Most observers agree that, despite its stock market woes, Kier at an operational level remains a very sound business. Hence with the rights issue having mostly repaired its balance sheet, there is the opportunity for a new chief executive coming in to fairly quickly turn its fortunes around. The former Kier insider says: “In terms of the business plan, 2019 was probably always the low point in the cycle. From here things improve and it’ll be a lovely job for someone to walk into.” Williams says: “Kier could go anywhere from here. Anybody coming in could be a hero”. 

The big question is who will get that chance? For the moment, chairman Philip Cox is acting as executive chairman. Cox said: “The board believes that, following the completion of the recent rights issue, now is the right time for a new leader to take Kier forward to the next stage of its development.”

But with Kier’s top team selected by Mursell and closely involved in the rights issue, analysts see an internal appointment as unlikely. While it is very possible Kier may look to hire from outside the sector, as Balfour Beatty successfully did appointing Leo Quinn, speculation is already focusing around one name in particular – former Wates boss Andrew Davies. 

Davies, who has also worked at listed giant BAE Systems, left Wates to take the top job at Carillion.
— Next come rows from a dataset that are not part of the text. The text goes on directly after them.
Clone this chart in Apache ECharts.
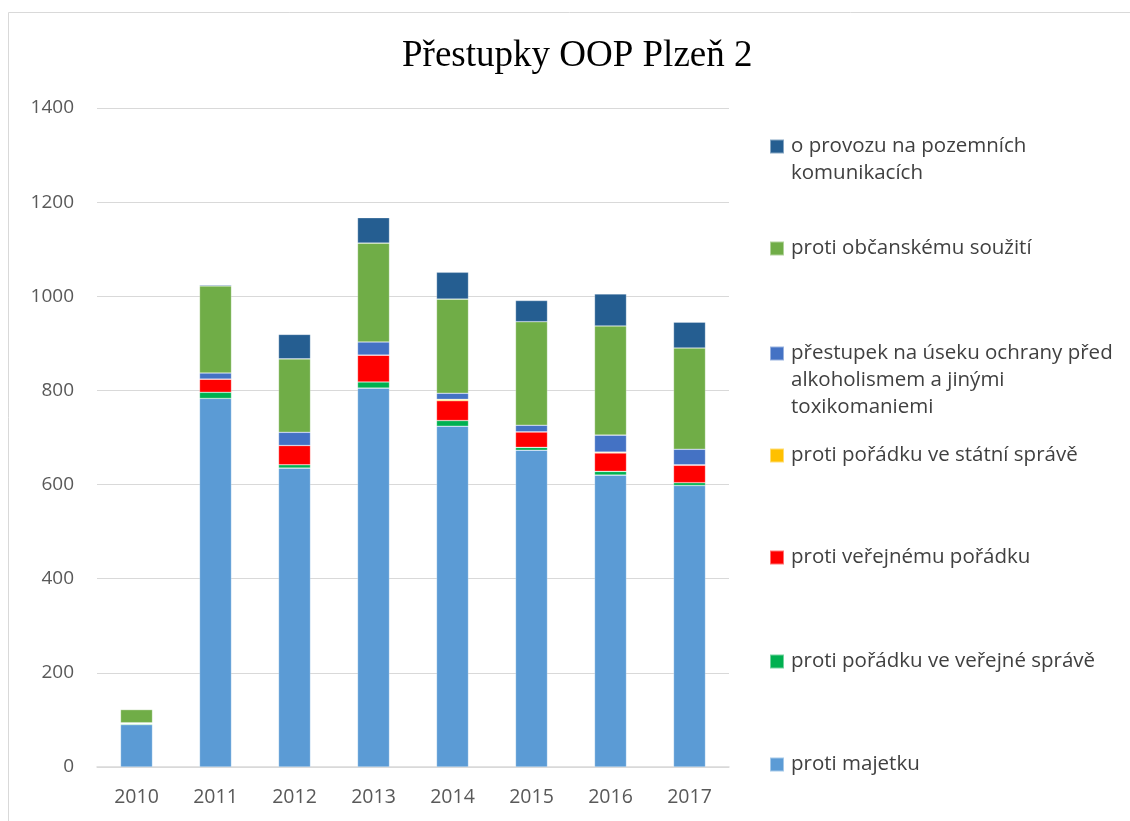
<!DOCTYPE html>
<html>
<head>
<meta charset="utf-8">
<script src="https://cdn.jsdelivr.net/npm/echarts@6/dist/echarts.min.js"></script>
<style>
  html, body { margin: 0; padding: 0; background: #fff; }
  #chart { width: 1130px; height: 821px; }
</style>
</head>
<body>
<div id="chart"></div>
<script>
    // roky
    var years = ['2010', '2011', '2012', '2013', '2014', '2015', '2016', '2017'];

    // hodnoty
    var majetek = [90, 783, 635, 805, 724, 673, 620, 598];
    var verejnaSprava = [2, 13, 7, 13, 12, 6, 8, 6];
    var verejnyPoradek = [1, 28, 41, 57, 42, 33, 39, 37];
    var statniSprava = [0, 0, 0, 0, 3, 0, 2, 1];
    var alkoholismus = [1, 13, 28, 28, 13, 14, 36, 33];
    var obcanskeSouziti = [28, 185, 156, 210, 200, 220, 232, 215];
    var provoz = [0, 2, 52, 54, 57, 45, 68, 55];

    var yTicks = [0, 200, 400, 600, 800, 1000, 1200, 1400];

    var names = [
        'proti majetku',
        'proti pořádku ve veřejné správě',
        'proti veřejnému pořádku',
        'proti pořádku ve státní správě',
        'přestupek na úseku ochrany před alkoholismem a jinými toxikomaniemi',
        'proti občanskému soužití',
        'o provozu na pozemních komunikacích'
    ];
    // prázdné řádky nahoře => ikonka zarovnaná s prvním řádkem
    var labels = [
        'proti majetku',
        'proti pořádku ve veřejné správě',
        'proti veřejnému pořádku',
        'proti pořádku ve státní správě',
        '\n\npřestupek na úseku ochrany před\nalkoholismem a jinými\ntoxikomaniemi',
        'proti občanskému soužití',
        '\no provozu na pozemních\nkomunikacích'
    ];
    var colors = ['#5B9BD5', '#00B050', '#FF0000', '#FFC000', '#4472C4', '#70AD47', '#255E91'];
    var data = [majetek, verejnaSprava, verejnyPoradek, statniSprava, alkoholismus, obcanskeSouziti, provoz];
    // pozice legendy (shora)
    var legendTop = [746, 643, 539, 437, 281, 230, 101];

    var series = [];
    var legends = [];
    names.forEach(function(n, k) {
        series.push({
            name: n,
            type: 'bar',
            stack: 'all',
            barWidth: 32,
            data: data[k],
            itemStyle: {
                color: colors[k],
                borderColor: 'rgba(255,255,255,0.45)',
                borderWidth: 0.6
            }
        });
        legends.push({
            data: [n],
            left: 764,
            top: legendTop[k],
            icon: 'rect',
            itemWidth: 14,
            itemHeight: 14,
            itemGap: 0,
            selectedMode: false,
            formatter: function() { return labels[k]; },
            textStyle: {
                fontFamily: 'Open Sans',
                fontSize: 20.5,
                color: '#404040',
                lineHeight: 27,
                padding: [0, 0, 0, 2]
            }
        });
    });

    var chart = echarts.init(document.getElementById('chart'));
    chart.setOption({
        animation: false,
        color: colors,
        title: {
            text: 'Přestupky OOP Plzeň 2',
            left: 397,
            top: 33,
            textStyle: {
                fontFamily: 'Liberation Serif',
                fontSize: 37,
                fontWeight: 'normal',
                color: '#000'
            }
        },
        graphic: [{
            type: 'rect',
            shape: { x: 8.5, y: 12.5, width: 1200, height: 900 },
            style: { fill: 'none', stroke: '#D9D9D9', lineWidth: 1 },
            silent: true
        }],
        legend: legends,
        grid: {
            left: 97,
            right: 401,
            top: 108,
            bottom: 54
        },
        xAxis: {
            type: 'category',
            data: years,
            axisLine: { lineStyle: { color: '#D9D9D9', width: 1.5 } },
            axisTick: { show: false },
            axisLabel: {
                fontFamily: 'Open Sans',
                fontSize: 19.5,
                color: '#595959',
                margin: 20
            }
        },
        yAxis: {
            type: 'value',
            min: yTicks[0],
            max: yTicks[yTicks.length - 1],
            interval: 200,
            axisLine: { show: false },
            axisTick: { show: false },
            splitLine: { lineStyle: { color: '#D9D9D9', width: 1 } },
            axisLabel: {
                fontFamily: 'Open Sans',
                fontSize: 19,
                color: '#595959',
                margin: 23,
                formatter: function(v) { return String(v); }
            }
        },
        series: series
    });
</script>
</body>
</html>
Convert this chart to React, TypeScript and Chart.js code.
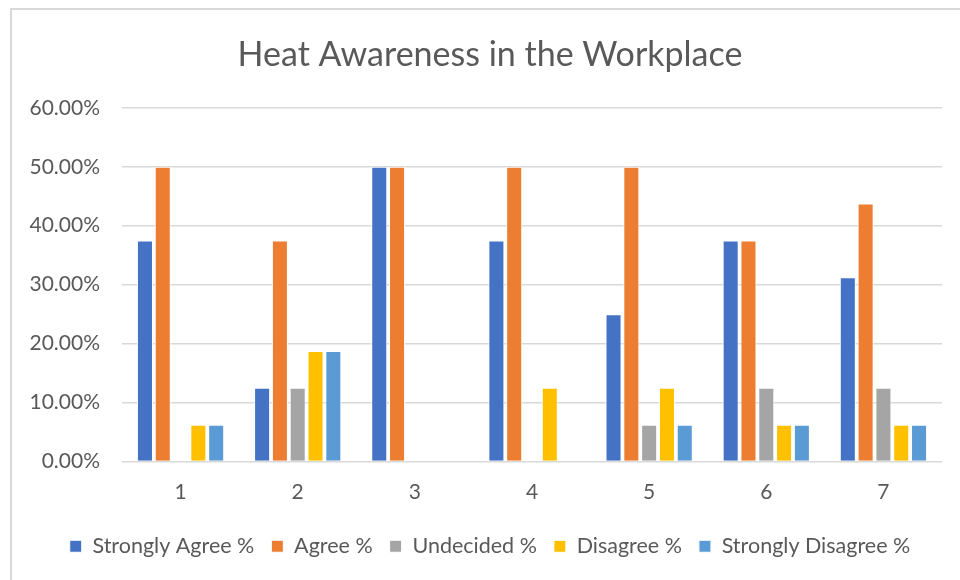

However, before he could join, the company went under, leaving him without a role and potentially free to start quickly. The Kier insider says Davies is the “name on everyone’s lips”, while Williams says his unflashy and steady approach combined with his listed company experience, would make him popular with the City – seen as a key attribute. “He’s a builder of businesses,” says Williams. “He’d be perfect.”

Kier declined to comment on the recruitment process for the next chief executive. So, whether Davies, who himself also didn’t respond to attempts to contact him for this piece, will be given the chance to return Kier to former glories, is yet to be seen.